[START Recorded data]

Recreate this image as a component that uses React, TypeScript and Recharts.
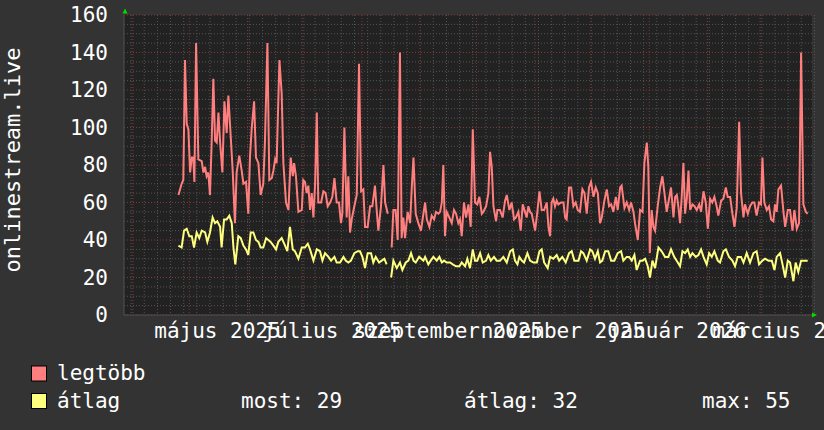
import React from 'react';
import { LineChart, Line, XAxis, YAxis, CartesianGrid } from 'recharts';

// days since 2025-04-01
const maxDays = [24.2,25.9,26.8,27.7,28.6,29.5,30.4,31.3,32.1,32.7,33.6,34.8,36.6,37.5,38.4,39.2,40.1,41.0,41.9,42.8,43.7,44.6,45.5,46.4,47.6,48.7,49.9,50.8,52.0,53.1,54.3,55.2,56.6,57.9,58.8,60.2,61.4,62.3,63.2,64.5,65.5,66.8,68.0,69.4,70.3,71.6,72.6,73.9,74.8,75.7,76.5,78.0,79.2,80.1,81.5,82.8,84.0,85.1,85.8,86.8,88.1,89.9,90.7,91.6,92.5,93.4,94.3,95.2,96.1,97.0,97.9,98.7,100.2,101.4,102.6,103.7,105.0,106.2,107.3,108.5,109.7,110.8,111.5,112.6,113.8,114.7,115.6,116.5,117.9,119.2,120.4,121.5,122.7,123.6,125.0,126.3,127.5,128.9,129.8,130.7,132.1,133.4,134.3,135.7,136.5,137.8,138.7,139.9,141.0,142.2,143.1,144.0,144.9,146.3,147.6,148.5,149.4,150.6,152.0,153.4,154.7,155.6,156.5,157.9,159.1,160.4,161.4,162.7,163.6,164.5,165.3,166.2,167.1,168.5,169.8,171.0,172.1,173.3,174.2,175.1,176.3,177.4,178.7,179.9,181.0,182.2,183.4,184.5,185.8,186.6,188.1,189.3,190.2,191.1,192.0,193.4,194.1,195.5,196.9,198.2,199.1,200.5,201.7,203.0,204.0,205.3,206.5,207.6,208.8,209.7,210.6,211.5,212.4,214.2,215.4,216.5,217.7,219.0,220.4,221.3,222.2,223.0,223.9,224.8,225.7,226.6,228.0,229.3,230.2,231.0,232.3,233.4,234.6,235.8,236.9,238.1,239.4,240.5,241.7,242.9,244.0,245.3,246.5,247.6,248.8,249.7,251.1,252.4,253.6,254.7,255.9,257.2,258.2,259.5,260.3,261.8,263.0,264.3,265.3,266.6,267.4,268.9,270.1,271.4,272.4,273.7,274.5,275.3,276.3,277.2,278.1,279.5,280.8,282.0,283.1,284.3,285.2,286.6,287.9,288.8,289.7,290.5,291.4,292.3,293.2,294.1,295.0,295.9,296.8,298.0,299.1,300.3,301.6,302.6,303.9,305.1,306.2,307.4,308.6,309.7,310.9,311.8,313.3,314.5,315.8,316.8,318.1,319.3,320.4,321.6,322.9,323.9,325.2,326.0,327.5,328.7,329.9,331.0,332.2,333.5,334.5,335.3,336.3,337.6,338.8,339.9,341.1,342.0,342.9,343.8,345.2,346.6,347.4,348.8,350.0,351.3,352.3,353.6,354.8,355.9,357.1,358.4,359.4];
const maxVals = [64,70,72,136,102,99,76,84,84,71,145,83,82,76,79,74,76,64,92,126,93,92,108,92,76,114,97,117,96,77,49,76,85,77,70,71,54,84,99,114,84,81,64,70,93,145,72,73,77,83,81,136,118,81,60,56,84,74,81,74,55,56,72,71,65,69,56,65,52,70,108,60,60,66,65,58,60,63,73,60,60,49,54,100,52,74,44,51,58,64,134,66,67,47,47,58,58,69,56,45,58,80,60,54,null,36,56,56,40,140,41,52,41,55,49,68,84,54,49,45,54,60,51,47,53,51,55,54,55,60,80,42,55,52,49,56,54,49,51,42,60,52,59,47,99,60,59,63,54,55,58,65,87,79,58,50,56,56,52,61,64,56,60,51,52,55,45,59,55,52,58,55,54,45,55,66,56,56,60,47,42,60,62,58,61,59,60,60,52,51,68,68,58,60,56,55,67,65,54,68,71,63,68,65,49,52,61,67,58,59,55,63,56,68,69,57,60,56,60,55,49,40,56,55,81,92,79,33,56,47,45,58,68,74,65,55,60,68,52,63,64,58,49,63,81,54,62,77,56,59,58,56,59,55,66,60,46,62,60,63,58,53,61,62,68,63,63,54,47,57,103,65,52,59,54,58,60,60,53,60,59,84,60,56,58,51,50,59,55,67,69,54,47,56,56,45,56,46,49,140,59,55,54];

const avgDays = [24.2,25.9,27.2,28.6,30.0,31.3,32.5,33.9,35.3,36.6,38.4,39.6,41.0,42.4,43.7,44.9,46.4,47.2,48.5,49.9,51.3,52.6,53.5,54.5,56.1,57.4,58.8,60.2,61.4,62.7,64.1,65.5,66.8,68.0,69.4,70.9,72.1,73.3,74.8,76.2,77.4,79.2,81.0,82.2,83.6,85.1,86.3,88.1,89.9,91.6,93.1,94.3,96.1,97.9,99.6,100.9,102.3,104.1,105.5,107.3,108.5,110.3,112.1,113.3,114.7,116.1,117.9,119.7,120.9,122.2,123.6,125.0,126.8,128.0,129.3,131.1,132.5,133.9,135.1,136.5,137.5,138.7,140.5,142.2,143.5,145.3,146.7,148.1,149.4,150.6,152.4,154.7,155.6,157.3,158.6,160.0,161.8,163.2,164.5,165.7,167.1,168.9,170.3,172.1,173.9,175.1,176.9,178.1,179.5,181.0,182.2,183.4,184.9,186.3,188.1,189.3,190.6,192.3,193.7,195.5,197.3,199.1,200.9,202.3,203.5,204.8,205.8,207.1,208.3,210.1,211.5,213.3,215.1,216.5,217.7,219.0,220.9,222.2,223.9,225.7,227.0,228.7,230.5,232.3,233.7,235.1,237.3,238.7,239.9,241.7,243.5,244.7,246.1,247.6,248.8,250.0,251.5,253.2,254.7,256.4,258.2,260.0,261.2,263.0,264.3,265.7,267.1,268.3,270.1,271.4,272.8,274.2,275.4,276.7,278.1,279.9,281.6,283.4,285.2,286.6,288.3,290.2,291.4,292.7,294.1,295.5,296.8,298.0,299.8,301.2,302.6,303.9,305.6,306.9,308.3,309.7,311.5,312.7,314.5,315.8,317.5,319.3,320.7,322.1,323.9,325.2,326.9,328.7,330.5,332.2,333.5,335.3,336.7,338.5,340.3,341.7,342.9,344.7,346.0,347.4,348.8,350.0,351.8,353.0,354.4,355.9,357.1,359.4];
const avgVals = [37,36,45,46,42,42,36,44,41,45,44,39,44,52,49,50,47,36,51,51,53,49,36,27,42,41,37,35,32,44,44,40,39,36,36,41,40,39,37,35,39,41,37,34,47,35,34,30,36,36,38,35,29,35,34,29,33,31,29,31,28,28,31,29,28,29,33,34,34,31,25,33,33,28,31,28,29,30,27,null,20,29,25,28,24,28,29,33,29,28,31,29,31,27,29,31,29,31,28,29,28,28,27,26,26,28,26,30,25,35,29,29,33,28,29,32,29,31,29,29,31,28,34,35,29,27,31,29,28,33,29,28,28,34,35,28,25,31,30,32,29,31,28,33,34,29,29,34,33,29,35,34,30,34,28,29,34,34,29,29,33,34,29,31,31,29,32,24,29,29,30,26,20,29,25,36,34,31,31,35,31,28,26,34,33,35,31,33,31,32,35,31,27,33,31,34,29,28,34,35,31,29,26,31,31,28,33,28,33,34,27,29,30,29,29,24,31,33,27,20,29,28,18,28,23,29,29,29];

const xLabelDays = [45, 106, 168, 229, 290, 349];
const xLabels = ['május 2025', 'július 2025', 'szeptember 2025', 'november 2025', 'január 2026', 'március 2026'];
const monthStartDays = [0, 30, 61, 91, 122, 153, 183, 214, 244, 275, 306, 334];
const weekDays = Array.from({ length: 53 }, (_, i) => -1 + i * 7);
const yTicks = [0, 20, 40, 60, 80, 100, 120, 140, 160];
const yMinor = Array.from({ length: 33 }, (_, i) => i * 5).filter((v) => v % 20 !== 0);

const seriesNames = ['legtöbb', 'átlag'];
const statsLabels = ['most: 29', 'átlag: 32', 'max: 55'];

const FONT = '"DejaVu Sans Mono", monospace';
const RED = '#ff7f7f';
const YELLOW = '#ffff7f';

const maxData = maxDays.map((d, i) => ({ d, v: maxVals[i] }));
const avgData = avgDays.map((d, i) => ({ d, v: avgVals[i] }));

export default function App() {
  return (
    <div style={{ position: 'absolute', left: 0, top: 0, width: 824, height: 430, background: '#333333', overflow: 'hidden' }}>
      <LineChart width={824} height={430} margin={{ top: 15, right: 12, bottom: 85, left: 0 }}>
        <CartesianGrid fill="#222222" horizontal={false} vertical={false} />
        <CartesianGrid
          horizontalValues={yMinor}
          verticalValues={weekDays}
          stroke="#555555"
          strokeDasharray="1 2"
        />
        <CartesianGrid
          horizontalValues={yTicks}
          verticalValues={monthStartDays}
          stroke="#803838"
          strokeDasharray="1 2"
        />
        <XAxis
          dataKey="d"
          type="number"
          domain={[-4.8, 361.7]}
          allowDataOverflow
          ticks={xLabelDays}
          interval={0}
          tickFormatter={(v) => xLabels[xLabelDays.indexOf(v)]}
          tick={{ fill: '#ffffff', fontSize: 21, fontFamily: FONT }}
          tickLine={false}
          tickSize={0}
          tickMargin={8}
          height={30}
          axisLine={{ stroke: '#505050' }}
        />
        <YAxis
          type="number"
          domain={[0, 160]}
          ticks={yTicks}
          interval={0}
          width={124}
          tick={{ fill: '#ffffff', fontSize: 21, fontFamily: FONT }}
          tickLine={false}
          tickSize={0}
          tickMargin={16}
          axisLine={{ stroke: '#505050' }}
        />
        <Line data={maxData} dataKey="v" type="linear" stroke={RED} strokeWidth={2} dot={false} activeDot={false} isAnimationActive={false} connectNulls={false} />
        <Line data={avgData} dataKey="v" type="linear" stroke={YELLOW} strokeWidth={2} dot={false} activeDot={false} isAnimationActive={false} connectNulls={false} />
      </LineChart>
      <svg width={824} height={430} style={{ position: 'absolute', left: 0, top: 0, pointerEvents: 'none' }}>
        <text x={20} y={160} transform="rotate(-90 20 160)" textAnchor="middle" fill="#ffffff" fontSize={22} fontFamily={FONT}>onlinestream.live</text>
        <polygon points="122.5,13.5 127.5,13.5 125,8.5" fill="#00dd00" />
        <polygon points="812,312.5 812,317.5 817,315" fill="#00dd00" />
        <rect x={31.5} y={366} width={15} height={15} fill={RED} stroke="#000" strokeWidth={1} />
        <text x={57} y={380} fill="#ffffff" fontSize={21} fontFamily={FONT}>{seriesNames[0]}</text>
        <rect x={31.5} y={393.5} width={15} height={15} fill={YELLOW} stroke="#000" strokeWidth={1} />
        <text x={57} y={408} fill="#ffffff" fontSize={21} fontFamily={FONT}>{seriesNames[1]}</text>
        <text x={241} y={408} fill="#ffffff" fontSize={21} fontFamily={FONT}>{statsLabels[0]}</text>
        <text x={464} y={408} fill="#ffffff" fontSize={21} fontFamily={FONT}>{statsLabels[1]}</text>
        <text x={702} y={408} fill="#ffffff" fontSize={21} fontFamily={FONT}>{statsLabels[2]}</text>
      </svg>
    </div>
  );
}
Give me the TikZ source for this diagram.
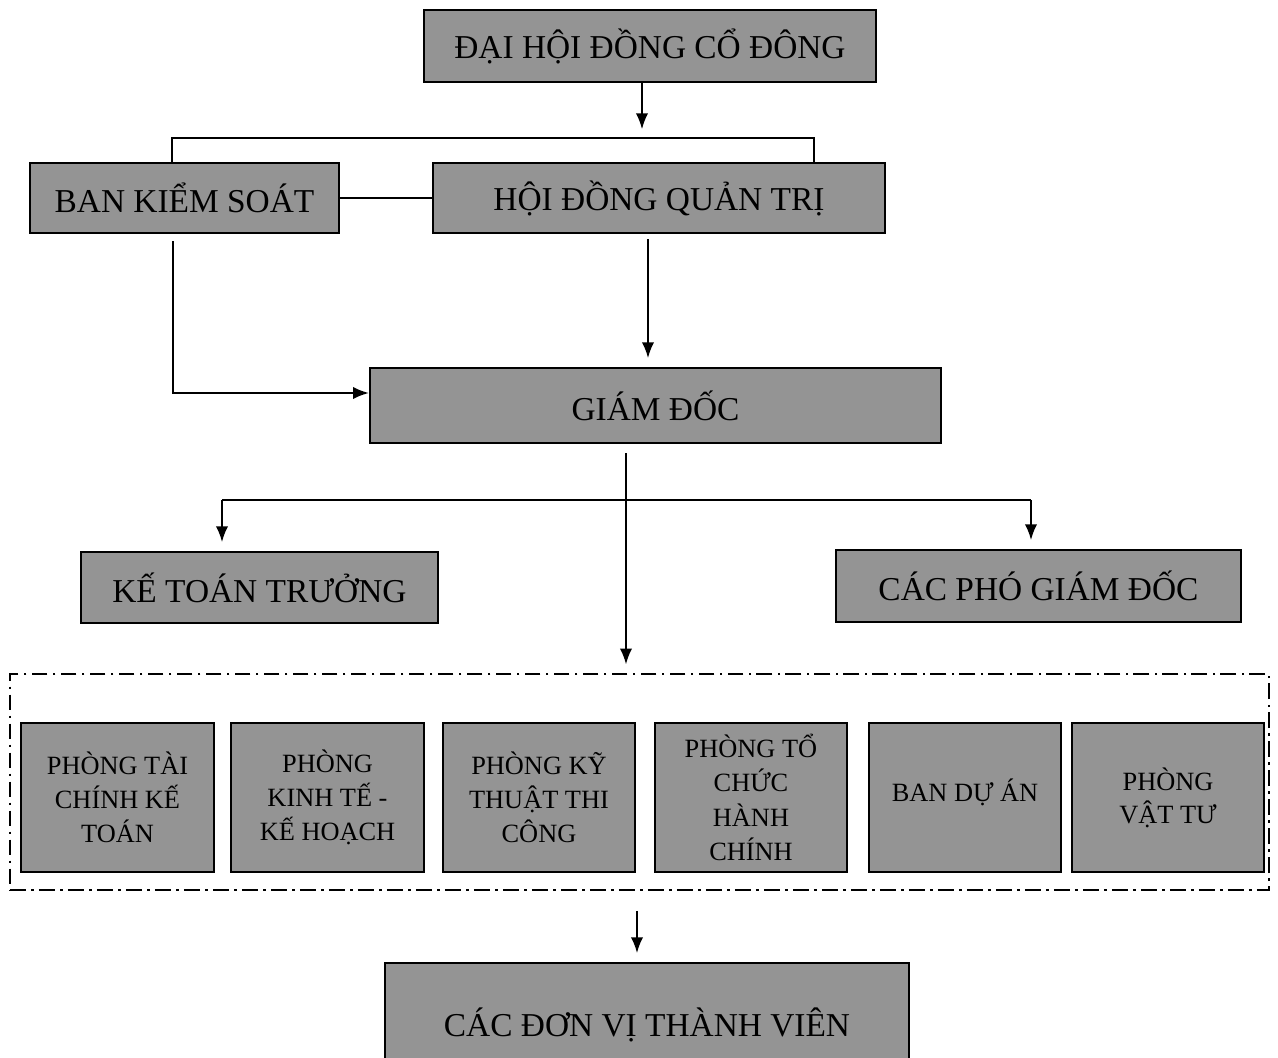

[END Recorded data]

Transcribe exactly, please, the lines between the start of the records above and the line holding "XAxis, YAxis, CartesianGrid", counting both of those lines and omitting pictures.

◆ Result of the task ◆
Recreate this image as a component that uses React, TypeScript and Recharts.
import React from 'react';
import { LineChart, Line, XAxis, YAxis, CartesianGrid } from 'recharts';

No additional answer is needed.